Subprime clássico. A mexicana María chegou em 2001 nos Estados Unidos legalmente, vinda da Cidade do México, com a filha Michelle. Casou-se três anos depois com o jardineiro Cézar Carranza, com quem teve Júlio Cézar, e ambos decidiram fazer como os quatro irmãos de María estabelecidos em Stockton – comprar uma boa casa.
O imóvel escolhido tinha três quartos e três banheiros. Valia US$ 225 mil quando foi adquirido em 2004. O casal, com renda mensal de apenas US$ 2.500, não deu entrada e teria de desembolsar US$ 800 ao mês durante 35 anos para quitar a hipoteca. Era um clássico caso de subprime.
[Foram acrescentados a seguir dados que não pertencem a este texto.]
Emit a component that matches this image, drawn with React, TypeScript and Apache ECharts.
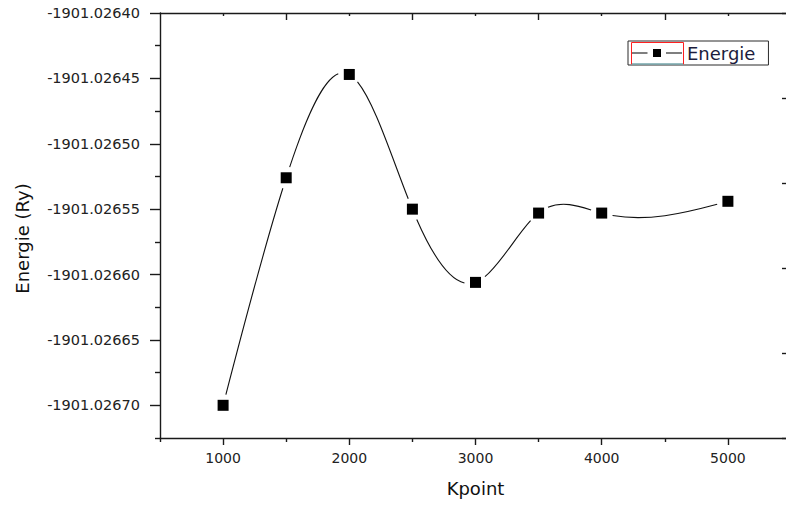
import { useEffect, useRef } from "react";
import * as echarts from "echarts";

// k-point sampling vs. total energy
const kpoints = [1000, 1500, 2000, 2500, 3000, 3500, 4000, 5000];
const energies = [
  -1901.0267, -1901.026526, -1901.026447, -1901.02655, -1901.026606, -1901.026553,
  -1901.026553, -1901.026544,
];

const xRange = [500, 5500];
const yRange = [-1901.026725, -1901.0264];
const xMajorTicks = [1000, 2000, 3000, 4000, 5000];
const xMinorTicks = [500, 1500, 2500, 3500, 4500, 5500];
const topMajorTicks = [1500, 2500, 3500, 4500];
const topMinorTicks = [1000, 2000, 3000, 4000, 5000];
const yMajorTicks = [
  -1901.0267, -1901.02665, -1901.0266, -1901.02655, -1901.0265, -1901.02645, -1901.0264,
];
const yMinorTicks = [
  -1901.026725, -1901.026675, -1901.026625, -1901.026575, -1901.026525, -1901.026475,
  -1901.026425,
];

const FONT = "DejaVu Sans";
const INK = "#1a1a1a";
const GAP = 11; // clearance of the curve around each marker, px

type Pt = number[];

// Natural cubic spline through the points, returned as cubic Bezier segments
function splineSegments(xs: number[], ys: number[]) {
  const n = xs.length;
  const base = ys[0];
  const y = ys.map((v) => v - base);
  const h: number[] = [];
  for (let i = 0; i < n - 1; i++) h.push(xs[i + 1] - xs[i]);
  const M = new Array(n).fill(0);
  const m = n - 2;
  if (m > 0) {
    const a: number[] = [], b: number[] = [], c: number[] = [], d: number[] = [];
    for (let i = 1; i <= m; i++) {
      a.push(h[i - 1]);
      b.push(2 * (h[i - 1] + h[i]));
      c.push(h[i]);
      d.push(6 * ((y[i + 1] - y[i]) / h[i] - (y[i] - y[i - 1]) / h[i - 1]));
    }
    for (let i = 1; i < m; i++) {
      const w = a[i] / b[i - 1];
      b[i] -= w * c[i - 1];
      d[i] -= w * d[i - 1];
    }
    const sol = new Array(m).fill(0);
    sol[m - 1] = d[m - 1] / b[m - 1];
    for (let i = m - 2; i >= 0; i--) sol[i] = (d[i] - c[i] * sol[i + 1]) / b[i];
    for (let i = 0; i < m; i++) M[i + 1] = sol[i];
  }
  const segs: Pt[][] = [];
  for (let i = 0; i < n - 1; i++) {
    const hi = h[i];
    const slope = (y[i + 1] - y[i]) / hi;
    const d0 = slope - (hi * (2 * M[i] + M[i + 1])) / 6;
    const d1 = slope + (hi * (M[i] + 2 * M[i + 1])) / 6;
    segs.push([
      [xs[i], ys[i]],
      [xs[i] + hi / 3, base + y[i] + (d0 * hi) / 3],
      [xs[i + 1] - hi / 3, base + y[i + 1] - (d1 * hi) / 3],
      [xs[i + 1], ys[i + 1]],
    ]);
  }
  return segs;
}

const lerp = (a: Pt, b: Pt, t: number): Pt => [a[0] + (b[0] - a[0]) * t, a[1] + (b[1] - a[1]) * t];

function bezAt(c: Pt[], t: number): Pt {
  const a = lerp(c[0], c[1], t), b = lerp(c[1], c[2], t), d = lerp(c[2], c[3], t);
  return lerp(lerp(a, b, t), lerp(b, d, t), t);
}

// part of a cubic Bezier between parameters t0 and t1 (de Casteljau)
function subCurve(c: Pt[], t0: number, t1: number): Pt[] {
  const splitLeft = (q: Pt[], t: number): Pt[] => {
    const a = lerp(q[0], q[1], t), b = lerp(q[1], q[2], t), d = lerp(q[2], q[3], t);
    const e = lerp(a, b, t), f = lerp(b, d, t);
    return [q[0], a, e, lerp(e, f, t)];
  };
  const splitRight = (q: Pt[], t: number): Pt[] => {
    const a = lerp(q[0], q[1], t), b = lerp(q[1], q[2], t), d = lerp(q[2], q[3], t);
    const e = lerp(a, b, t), f = lerp(b, d, t);
    return [lerp(e, f, t), f, d, q[3]];
  };
  const left = splitLeft(c, t1);
  return splitRight(left, t0 / t1);
}

function trimT(c: Pt[], r: number, fromEnd: boolean): number {
  const anchor = fromEnd ? c[3] : c[0];
  for (let k = 1; k <= 1000; k++) {
    const t = fromEnd ? 1 - k / 1000 : k / 1000;
    const p = bezAt(c, t);
    if (Math.hypot(p[0] - anchor[0], p[1] - anchor[1]) >= r) return t;
  }
  return fromEnd ? 0 : 1;
}

export default function App() {
  const ref = useRef<HTMLDivElement>(null);

  useEffect(() => {
    if (!ref.current) return;
    const chart = echarts.init(ref.current, undefined, { renderer: "svg" });
    const points = kpoints.map((k, i) => [k, energies[i]]);
    const segs = splineSegments(kpoints, energies);

    const hiddenAxis = {
      splitLine: { show: false },
      axisLabel: { show: false },
    };

    chart.setOption({
      animation: false,
      backgroundColor: "#fff",
      textStyle: { fontFamily: FONT },
      grid: { left: 160, top: 13, right: 9, bottom: 69, containLabel: false },
      xAxis: [
        {
          type: "value",
          position: "bottom",
          min: xRange[0],
          max: xRange[1],
          name: "Kpoint",
          nameLocation: "middle",
          nameGap: 41,
          nameTextStyle: { fontFamily: FONT, fontSize: 18, color: "#111" },
          axisLine: { show: true, lineStyle: { color: INK, width: 1.4 } },
          axisTick: {
            show: true,
            inside: false,
            length: 7,
            customValues: xMajorTicks,
            lineStyle: { color: INK, width: 1.4 },
          },
          axisLabel: {
            show: true,
            customValues: xMajorTicks,
            margin: 13,
            fontFamily: FONT,
            fontSize: 14,
            color: "#222",
            formatter: (v: number) => String(v),
          },
          splitLine: { show: false },
        },
        {
          type: "value",
          position: "bottom",
          min: xRange[0],
          max: xRange[1],
          axisLine: { show: false },
          axisTick: {
            show: true,
            inside: false,
            length: 4,
            customValues: xMinorTicks,
            lineStyle: { color: INK, width: 1.4 },
          },
          ...hiddenAxis,
        },
        {
          type: "value",
          position: "top",
          min: xRange[0],
          max: xRange[1],
          axisLine: { show: true, lineStyle: { color: INK, width: 1.4 } },
          axisTick: {
            show: true,
            inside: true,
            length: 7,
            customValues: topMajorTicks,
            lineStyle: { color: INK, width: 1.4 },
          },
          ...hiddenAxis,
        },
        {
          type: "value",
          position: "top",
          min: xRange[0],
          max: xRange[1],
          axisLine: { show: false },
          axisTick: {
            show: true,
            inside: true,
            length: 3,
            customValues: topMinorTicks,
            lineStyle: { color: INK, width: 1.4 },
          },
          ...hiddenAxis,
        },
      ],
      yAxis: [
        {
          type: "value",
          position: "left",
          min: yRange[0],
          max: yRange[1],
          name: "Energie (Ry)",
          nameLocation: "middle",
          nameGap: 129,
          nameTextStyle: {
            fontFamily: FONT,
            fontSize: 18,
            color: "#111",
            padding: [0, 26, 0, 0],
          },
          axisLine: { show: true, lineStyle: { color: INK, width: 1.4 } },
          axisTick: {
            show: true,
            inside: false,
            length: 10,
            customValues: yMajorTicks,
            lineStyle: { color: INK, width: 1.4 },
          },
          axisLabel: {
            show: true,
            customValues: yMajorTicks,
            margin: 20,
            fontFamily: FONT,
            fontSize: 14.5,
            color: "#222",
            formatter: (v: number) => v.toFixed(5),
          },
          splitLine: { show: false },
        },
        {
          type: "value",
          position: "left",
          min: yRange[0],
          max: yRange[1],
          axisLine: { show: false },
          axisTick: {
            show: true,
            inside: false,
            length: 5,
            customValues: yMinorTicks,
            lineStyle: { color: INK, width: 1.4 },
          },
          ...hiddenAxis,
        },
        {
          type: "value",
          position: "right",
          min: 0,
          max: 5,
          interval: 1,
          axisLine: { show: true, lineStyle: { color: INK, width: 1.4 } },
          axisTick: { show: true, inside: true, length: 9, lineStyle: { color: INK, width: 1.4 } },
          ...hiddenAxis,
        },
      ],
      legend: {
        data: [
          {
            name: "Energie",
            icon: "path://M0,3.5H15.5V4.5H0Z M21,0H29V8H21Z M34,3.5H50V4.5H34Z",
            itemStyle: { color: "#000", opacity: 1 },
          },
        ],
        left: 628,
        top: 41,
        itemWidth: 50,
        itemHeight: 8,
        padding: [3, 13, 3, 4],
        borderColor: "#2a2a2a",
        borderWidth: 1,
        backgroundColor: "#fff",
        selectedMode: false,
        textStyle: { fontFamily: FONT, fontSize: 18, color: "#1c1c3c" },
      },
      graphic: [
        {
          type: "rect",
          z: 100,
          shape: { x: 631.5, y: 42.5, width: 52, height: 21.5 },
          style: { fill: "none", stroke: "#ff2020", lineWidth: 1 },
          silent: true,
        },
        {
          type: "line",
          z: 101,
          shape: { x1: 632, y1: 64, x2: 683, y2: 64 },
          style: { stroke: "#30e8f0", lineWidth: 1.2 },
          silent: true,
        },
      ],
      series: [
        {
          // spline through the points, stopping short of each marker
          name: "spline",
          type: "custom",
          xAxisIndex: 0,
          yAxisIndex: 0,
          z: 2,
          silent: true,
          data: points,
          renderItem: (params: any, api: any) => {
            if (params.dataIndex !== 0) return null;
            let d = "";
            for (const s of segs) {
              const px = s.map((p) => api.coord(p) as Pt);
              const t0 = trimT(px, GAP, false);
              const t1 = trimT(px, GAP, true);
              if (t1 <= t0) continue;
              const c = subCurve(px, t0, t1);
              d += `M${c[0][0]},${c[0][1]} C${c[1][0]},${c[1][1]} ${c[2][0]},${c[2][1]} ${c[3][0]},${c[3][1]} `;
            }
            return {
              type: "path",
              shape: { pathData: d },
              style: { fill: "none", stroke: "#111", lineWidth: 1.1 },
            };
          },
        },
        {
          name: "Energie",
          type: "scatter",
          xAxisIndex: 0,
          yAxisIndex: 0,
          z: 10,
          symbol: "rect",
          symbolSize: 11,
          itemStyle: { color: "#000", opacity: 1 },
          data: points,
        },
      ],
    });

    return () => chart.dispose();
  }, []);

  return (
    <div
      style={{
        position: "fixed",
        left: 0,
        top: 0,
        width: 786,
        height: 507,
        overflow: "hidden",
        background: "#fff",
      }}
    >
      <div ref={ref} style={{ width: 800, height: 507 }} />
    </div>
  );
}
“Era possível pagar”, afirmou, para justificar não ter dado um passo demasiado ambicioso ao comprar a casa. “A gasolina custava barato e, nessa época, conseguíamos sair duas vezes por semana para jantar fora e ainda economizar no fim do mês.”
Em uma das renegociações, para reduzir o prazo para 30 anos, María foi induzida a aceitar uma taxa de juros variável por um agente financeiro. Quando se deu conta, sua dívida passara a US$ 350 mil, e as mensalidades, para US$ 2.200. O valor da casa, porém, havia despencado para US$ 115 mil.
A partir de 2008, a jornada de trabalho de Cézar foi reduzida, junto com o seu salário. María passou a fazer bicos em um salão de beleza. As contas domésticas não mais fechavam.
Em novembro de 2009, ela preparou o almoço de Ação de Graças para a família e, em seguida, mudou-se para um apartamento de dois quartos e um banheiro, alugado por US$ 775 ao mês. “Pensamos que iríamos passar a vida toda naquela casa. Meu marido ficou deprimido e eu, ainda mais”, disse ela. “Nós estamos ficando velhos e percebemos que não temos nada.”
María não foi a única em sua família a cair na armadilha imobiliária dos anos 2000.
Seus quatro irmãos compraram imóveis avaliados na época em mais de US$ 400 mil, apesar da renda considerada baixa. Três foram despejados. Apenas Gina Anaya conseguiu driblar o banco. Como a hipoteca estava apenas no nome de Gina, seu marido, José Luiz, comprou casa logo depois de ter saído a ordem de despejo. O preço já havia despencado de US$ 400 mil para US$ 150 mil.
“Todos os irmãos contribuíram para o José Luiz dar a parcela de 30% exigida pelo banco. Esse é o único final feliz na família”, contou María.